Windows became one of the more significant aspects that I had to deal with. Windows are meant to work both functionally and aesthetically, as portals and barriers, as frames and passive light contrivances. Everywhere that I thought to place a window, to give me a view of the surrounding piney woods, I also had to give up wall space. I had to think about where the sun rises and sets because the cabin sits in a southern latitude where the summer sun is a bigger concern than winter’s weak light.
Before I began the process of cabin design and building, I read Michael Pollan’s A Place of My Own. Although I didn’t plan to build the cabin myself, I did have to think about what materials to use, where the cabin would sit, and how the site would be prepared. My thinking also ran to whether or not I could keep the cabin off-the-grid, and if not, how the cabin could be designed to use very little electricity. Windows, from this perspective, serve as an important source for heating and cooling.
For me, the aesthetic function of windows is as significant as the environmental function. From the outside, windows add to the character and personality of a home. They are part of a structure’s face, as Michael Pollan notes. And I am drawn to clear panes of glass, not only in a house, but also in office buildings, stores, and churches. A long time ago, I fell in love with leaded glass windows in old houses and the way they divide the incoming light. It’s no surprise then that I also fell in love with the light of the “plain church” style when I attended a Congregational Church. The clear-glass windows provided perfect openings to use as a focus point during prayers and meditations.
Plain church style, with its clear windows, finds its precedent in twelfth-century Cistercian architecture. Because Cistercians believe that “prayer involves listening as much as asking,” their architectural principles emphasize “simplicity and an inner sense of quiet,” explains Thomas Davis, abbot of the Abbey of New Clairvaux. The early Cistercians built their monasteries of limestone with windows of clear glass. The light coming in through the windows is meant to link the monks to God.

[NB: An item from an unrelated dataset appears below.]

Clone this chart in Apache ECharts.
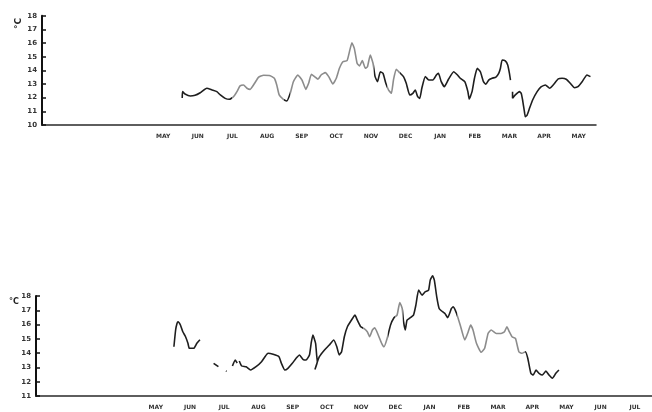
<!DOCTYPE html>
<html>
<head>
<meta charset="utf-8">
<script src="https://cdn.jsdelivr.net/npm/echarts@6/dist/echarts.min.js"></script>
<style>
  html, body { margin: 0; padding: 0; background: #fff; }
  #chart { width: 652px; height: 412px; }
</style>
</head>
<body>
<div id="chart"></div>
<script>
// Month labels under each panel (first three months unlabelled)
var topMonths = ['', '', '', 'MAY', 'JUN', 'JUL', 'AUG', 'SEP', 'OCT', 'NOV', 'DEC', 'JAN', 'FEB', 'MAR', 'APR', 'MAY'];
var bottomMonths = ['', '', '', 'MAY', 'JUN', 'JUL', 'AUG', 'SEP', 'OCT', 'NOV', 'DEC', 'JAN', 'FEB', 'MAR', 'APR', 'MAY', 'JUN', 'JUL'];

// Temperature records: [month position, °C]
var topTempA = [
  [4.05, 11.98], [4.06, 12.44], [4.13, 12.27], [4.28, 12.12], [4.42, 12.17], [4.57, 12.36], [4.76, 12.69],
  [4.91, 12.56], [5.05, 12.44], [5.15, 12.20], [5.29, 11.95], [5.41, 11.88], [5.53, 12.07], [5.63, 12.44],
  [5.72, 12.86], [5.82, 12.93], [5.92, 12.69], [6.01, 12.61], [6.14, 13.05], [6.25, 13.49], [6.40, 13.64],
  [6.59, 13.61], [6.71, 13.42], [6.78, 12.93], [6.85, 12.20], [6.97, 11.88], [7.07, 11.76], [7.17, 12.32],
  [7.26, 13.17], [7.39, 13.66], [7.51, 13.29], [7.62, 12.61], [7.70, 13.05], [7.78, 13.71], [7.87, 13.54],
  [7.97, 13.35], [8.06, 13.66], [8.18, 13.83], [8.28, 13.54], [8.40, 13.00], [8.50, 13.42], [8.59, 14.15],
  [8.69, 14.63], [8.81, 14.71], [8.88, 15.37], [8.95, 16.02], [9.02, 15.61], [9.10, 14.52], [9.17, 14.32],
  [9.25, 14.71], [9.34, 14.15], [9.40, 14.27], [9.48, 15.12], [9.56, 14.52], [9.62, 13.54], [9.69, 13.17],
  [9.77, 13.90], [9.85, 13.78], [9.93, 13.05], [10.01, 12.56], [10.09, 12.32], [10.15, 13.29], [10.23, 14.08],
  [10.33, 13.83], [10.44, 13.54], [10.52, 13.05], [10.62, 12.20], [10.71, 12.32], [10.78, 12.56], [10.85, 12.07],
  [10.91, 11.95], [10.97, 12.69], [11.07, 13.54], [11.17, 13.29], [11.29, 13.29], [11.39, 13.66], [11.45, 13.78],
  [11.53, 13.17], [11.62, 12.80], [11.74, 13.35], [11.89, 13.90], [12.00, 13.66], [12.08, 13.42], [12.21, 13.17],
  [12.30, 12.44], [12.34, 11.90], [12.42, 12.44], [12.49, 13.42], [12.57, 14.15], [12.66, 13.90], [12.75, 13.17],
  [12.82, 12.98], [12.90, 13.29], [13.00, 13.42], [13.11, 13.51], [13.19, 13.78], [13.24, 14.15], [13.29, 14.76],
  [13.38, 14.69], [13.45, 14.39], [13.50, 13.78], [13.53, 13.29]
];
var topTempB = [
  [13.59, 12.44], [13.59, 11.95], [13.67, 12.20], [13.79, 12.44], [13.84, 12.32], [13.88, 11.83], [13.91, 11.34],
  [13.94, 10.86], [13.96, 10.61], [14.01, 10.73], [14.08, 11.22], [14.17, 11.83], [14.30, 12.44], [14.42, 12.80],
  [14.54, 12.93], [14.66, 12.69], [14.78, 12.98], [14.91, 13.37], [15.02, 13.42], [15.14, 13.35], [15.26, 13.05],
  [15.38, 12.73], [15.48, 12.80], [15.60, 13.17], [15.74, 13.66], [15.84, 13.54]
];

var bottomTempA = [
  [4.03, 14.45], [4.08, 15.62], [4.12, 16.08], [4.15, 16.20], [4.22, 15.97], [4.29, 15.50], [4.37, 15.15],
  [4.44, 14.69], [4.48, 14.34], [4.61, 14.34], [4.70, 14.69], [4.79, 14.94]
];
var bottomTempB = [[5.19, 13.29], [5.33, 13.05]];
var bottomTempC = [[5.55, 12.75], [5.57, 12.72]];
var bottomTempD = [[5.74, 13.10], [5.82, 13.52], [5.88, 13.31]];
var bottomTempE = [
  [5.94, 13.45], [6.01, 13.10], [6.14, 13.05], [6.27, 12.82], [6.43, 13.05], [6.59, 13.40], [6.69, 13.75],
  [6.78, 13.99], [6.93, 13.92], [7.10, 13.75], [7.17, 13.29], [7.27, 12.82], [7.36, 12.94], [7.49, 13.29],
  [7.60, 13.64], [7.70, 13.87], [7.80, 13.57], [7.89, 13.52], [7.99, 13.87], [8.04, 14.69], [8.09, 15.27],
  [8.17, 14.69], [8.20, 13.87], [8.22, 13.40], [8.15, 12.85], [8.21, 13.30], [8.28, 13.75], [8.43, 14.22],
  [8.57, 14.57], [8.70, 14.92], [8.79, 14.45], [8.86, 13.87], [8.93, 14.10], [9.01, 15.15], [9.10, 15.85],
  [9.25, 16.43], [9.32, 16.66], [9.39, 16.31], [9.49, 15.85], [9.59, 15.71], [9.68, 15.50], [9.75, 15.15],
  [9.83, 15.62], [9.90, 15.78], [10.00, 15.27], [10.10, 14.69], [10.17, 14.45], [10.26, 15.03], [10.36, 15.97],
  [10.46, 16.48], [10.55, 16.66], [10.63, 17.55], [10.70, 17.13], [10.74, 16.20], [10.79, 15.62], [10.84, 16.31],
  [10.91, 16.43], [11.03, 16.66], [11.10, 17.36], [11.18, 18.41], [11.28, 18.06], [11.37, 18.29], [11.47, 18.41],
  [11.52, 19.11], [11.59, 19.41], [11.64, 19.11], [11.71, 17.94], [11.78, 17.13], [11.88, 16.90], [11.95, 16.78],
  [12.03, 16.48], [12.14, 17.13], [12.19, 17.24], [12.29, 16.78], [12.41, 15.85], [12.53, 14.92], [12.63, 15.50],
  [12.70, 15.97], [12.77, 15.62], [12.87, 14.69], [13.01, 14.06], [13.11, 14.34], [13.21, 15.38], [13.30, 15.62],
  [13.45, 15.38], [13.59, 15.38], [13.69, 15.50], [13.76, 15.85], [13.83, 15.50], [13.91, 15.15], [14.01, 15.03],
  [14.11, 14.10], [14.20, 13.99], [14.30, 14.10], [14.37, 13.64], [14.46, 12.59], [14.53, 12.47], [14.61, 12.82],
  [14.70, 12.59], [14.80, 12.47], [14.90, 12.75], [14.99, 12.47], [15.09, 12.24], [15.19, 12.59], [15.28, 12.82]
];

var topTicks = { min: 10, max: 18 };
var bottomTicks = { min: 11, max: 18 };

var ink = '#1e1e1e';
var fade = '#8c8c8c';
var labelFont = { fontFamily: 'DejaVu Sans', fontWeight: 'bold', color: '#333' };

function catAxis(gridIndex, months) {
  return {
    type: 'category', gridIndex: gridIndex, data: months, boundaryGap: true,
    axisLine: { lineStyle: { color: '#2a2a2a', width: 1.5 } },
    axisTick: { inside: true, length: 4, lineStyle: { color: '#2a2a2a', width: 1.2 } },
    axisLabel: Object.assign({ fontSize: 6, margin: 8, interval: 0 }, labelFont),
    splitLine: { show: false }
  };
}
function valXAxis(gridIndex, n) {
  return { type: 'value', gridIndex: gridIndex, min: 0, max: n, show: false, splitLine: { show: false } };
}
function yAxis(gridIndex, t) {
  return {
    type: 'value', gridIndex: gridIndex, min: t.min, max: t.max, interval: 1,
    axisLine: { show: true, lineStyle: { color: '#111', width: 2 } },
    axisTick: { show: true, inside: true, length: 4, lineStyle: { color: '#111', width: 1.5 } },
    axisLabel: Object.assign({ fontSize: 7, margin: 5 }, labelFont),
    splitLine: { show: false }
  };
}
// Line colour comes from the visualMap pieces (dark ink with faded stretches)
function line(data, xIdx, yIdx) {
  return {
    type: 'line', data: data, xAxisIndex: xIdx, yAxisIndex: yIdx,
    showSymbol: false, symbol: 'none', clip: false, smooth: 0.15,
    lineStyle: { width: 1.6 }, animation: false
  };
}

var chart = echarts.init(document.getElementById('chart'), null, { renderer: 'canvas' });
chart.setOption({
  backgroundColor: '#fff',
  animation: false,
  grid: [
    { left: 42, top: 15.7, width: 554, height: 109.3 },
    { left: 36, top: 296, width: 621, height: 100 }
  ],
  xAxis: [
    catAxis(0, topMonths), valXAxis(0, topMonths.length),
    catAxis(1, bottomMonths), valXAxis(1, bottomMonths.length)
  ],
  yAxis: [yAxis(0, topTicks), yAxis(1, bottomTicks)],
  visualMap: [
    {
      type: 'piecewise', show: false, dimension: 0, seriesIndex: [0, 1],
      pieces: [
        { lt: 5.5, color: ink },
        { gte: 5.5, lt: 7.0, color: fade },
        { gte: 7.0, lt: 7.15, color: ink },
        { gte: 7.15, lt: 9.6, color: fade },
        { gte: 9.6, lt: 9.97, color: ink },
        { gte: 9.97, lt: 10.35, color: fade },
        { gte: 10.35, color: ink }
      ]
    },
    {
      type: 'piecewise', show: false, dimension: 0, seriesIndex: [2, 3, 4, 5, 6],
      pieces: [
        { lt: 9.55, color: ink },
        { gte: 9.55, lt: 10.3, color: fade },
        { gte: 10.3, lt: 10.5, color: ink },
        { gte: 10.5, lt: 10.72, color: fade },
        { gte: 10.72, lt: 12.3, color: ink },
        { gte: 12.3, lt: 14.3, color: fade },
        { gte: 14.3, color: ink }
      ]
    }
  ],
  graphic: [
    { type: 'text', left: 14, top: 18, rotation: Math.PI / 2,
      style: { text: '°C', fontSize: 9, fontWeight: 'bold', fontFamily: 'DejaVu Sans', fill: '#222' } },
    { type: 'text', left: 9, top: 298,
      style: { text: '°C', fontSize: 8, fontWeight: 'bold', fontFamily: 'DejaVu Sans', fill: '#222' } }
  ],
  series: [
    line(topTempA, 1, 0),
    line(topTempB, 1, 0),
    line(bottomTempA, 3, 1),
    line(bottomTempB, 3, 1),
    line(bottomTempC, 3, 1),
    line(bottomTempD, 3, 1),
    line(bottomTempE, 3, 1)
  ]
});
</script>
</body>
</html>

Though I don’t have such high aspirations for my cabin, I wanted the windows to let in the natural light in a way that would frame the day and night and the changing weather patterns. So I chose clerestory windows for the southern face, and below them, large, divided-light windows—windows that when they are open will nearly erase the boundary between cabin and woods and let in generous breezes. In this way, I want to honor creation, the part of creation in my neck of the woods.